With the emergence of Netflix and Spotify, the content created by the artists became more available than ever. Now having a subscription to these services provides us with the experience of enjoying our favorite artists without leaving the living room for the price cheaper than a single ticket to cinema or concert. Then we go on Twitter to connect with the thoughts of those artists. We can see them live in flesh on YouTube. That is great…or is it so? 

The creation of ever-available media content creates an unpredicted and arguably unfavorable feedback loop: the public now has much more opportunity to shape and choose the content; thus, the creators tailor their content according to the popular preferences. Those preferences and their impact on the culture will be further discussed as well as the effects of the same preferences on political and social issues.

We watch TV shows and movies on our couches, while eating, while talking with someone. We can always pause the movie or switch to another one when we get bored. Briefly, we don’t focus all our attention on what we watch, we don’t want to. That is why we prefer TV shows that are no longer than around 25 minutes, or movies that are longer than one and a half hours. And during that time, the viewer has to be constantly entertained so that his attention does not go elsewhere. Thus, the creators of shows or movies are setting a time limit and including more action, they try to end every episode with a cliff-hanger. The most recent example of a movie not getting much attention because of its length and lack of action is The Irishman. It did not get the popularity it deserved despite its cast and Scorsese as a director because, in my opinion, it did not apply to the standards of new media. The movies in classical understanding are meant for theatres, for the experience of full involvement. If the trend continues, the best directors would become forced into retirement.

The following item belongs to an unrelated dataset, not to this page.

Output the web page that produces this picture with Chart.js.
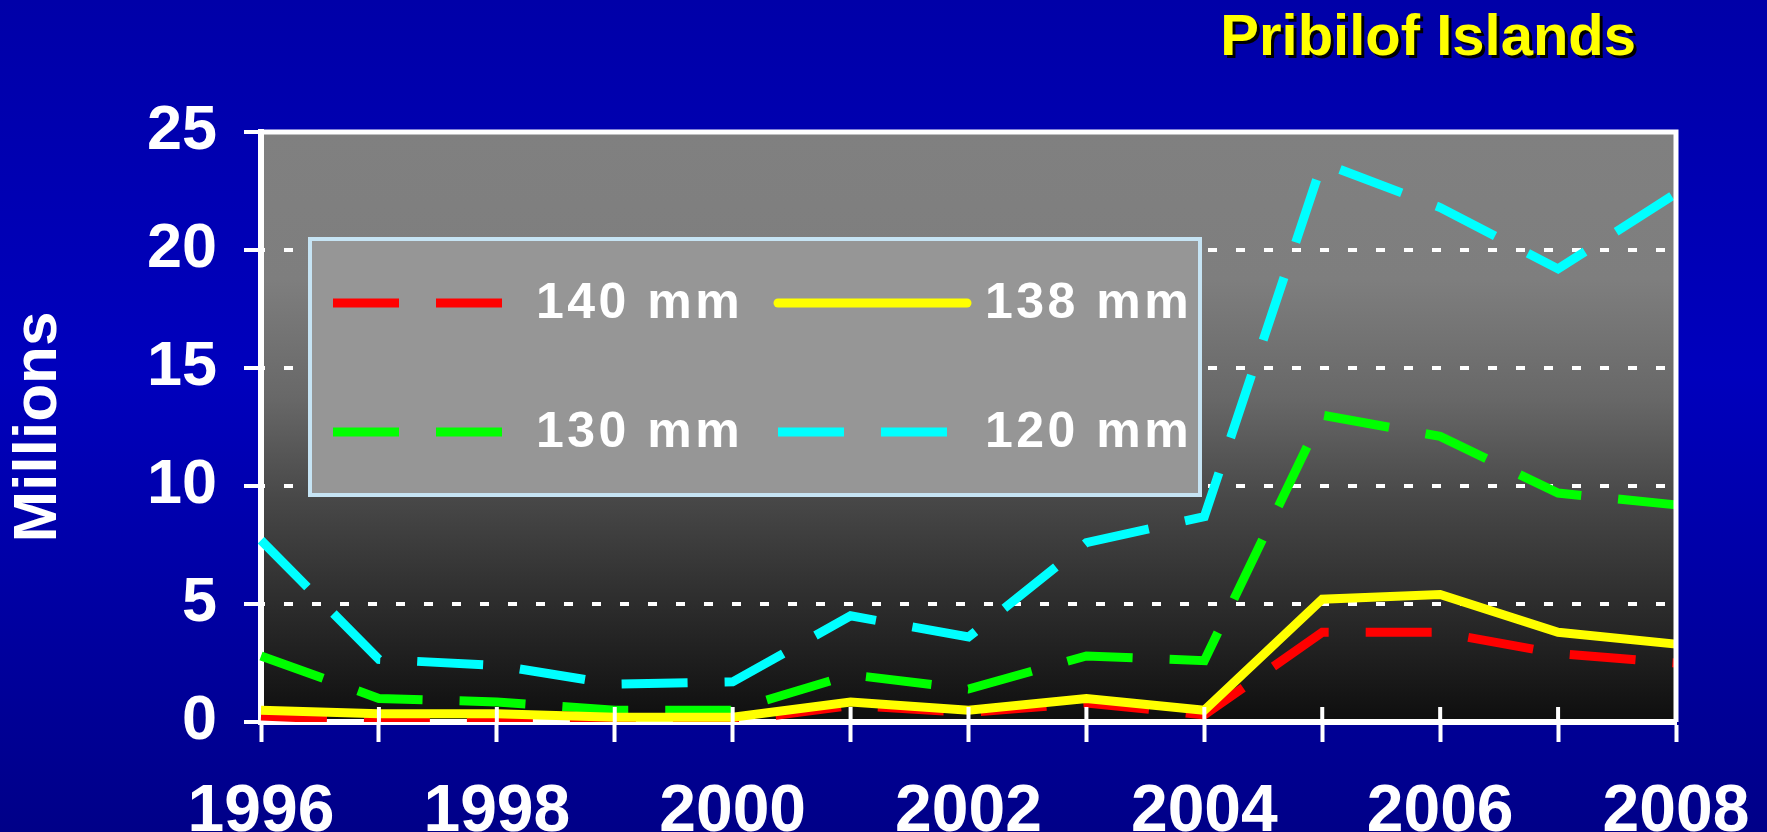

The same argument applies for music. Recent trap songs are usually no longer than two minutes. All they have, in general, is catchy beats and repetitive lyrics. Now only few will listen to some storytelling masterpiece like Eminem’s Stan, because to appreciate it one needs to actually follow the lyrics. What used to be a common expectation of quality from TV and music is now an interest of relatively few aficionados. Mozart is meant for concert halls, he dies on Spotify.

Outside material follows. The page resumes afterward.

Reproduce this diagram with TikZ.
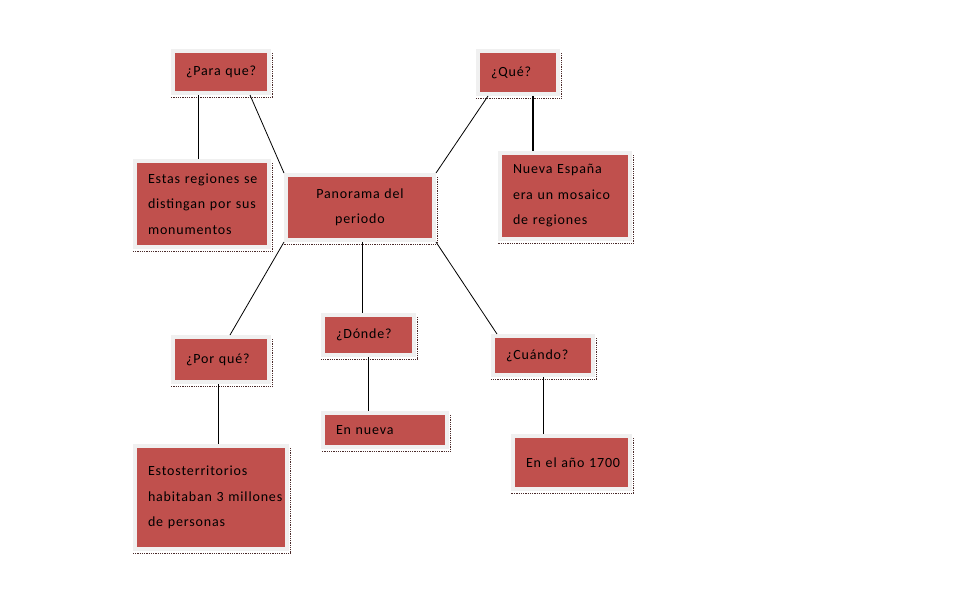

Decreased attention span also has its effects on political and social movements. It is true that people nowadays are more connected than ever. Several tweets can gather thousands of supporters for or against a certain cause within a very short period of time. But for how long do people actually follow that cause? The supporters disperse as fast as they collect, they disassemble as soon as there is another big thing. Thus, the social movements have been reduced to a mere trend on the internet. People don’t stay committed and united for long even on important issues because they are just not trendy. There are a lot of trends to follow, so people commit to none. For example, Hong Kong protests. They once were important news and everyone tried to show their support for the issue. But then the pandemic happened, and then Black Lives Matter movement, and everyone seems to have forgotten about Hong Kong protests. The problem is, they are still there. The issue is not resolved. But everyone forgot about it after the next big thing happened. It is a matter of time for the same to happen to BLM protests. The problem will not be solved but people will have an artificial sense of completion just because of the spark of interest they have shown. 

 Where does this obsession with short term trends lead? What will happen to art? Are we going to let it become a series of short doses of entertainment devoid of meaning? And for how long are we going to let political issues slip away like this? If nothing is done to seriously support political movements in equally large numbers but for a prolonged period of time, until the issue is really solved, this tendency of attention deficit could become a powerful tool that totalitarian regimes can and will equip.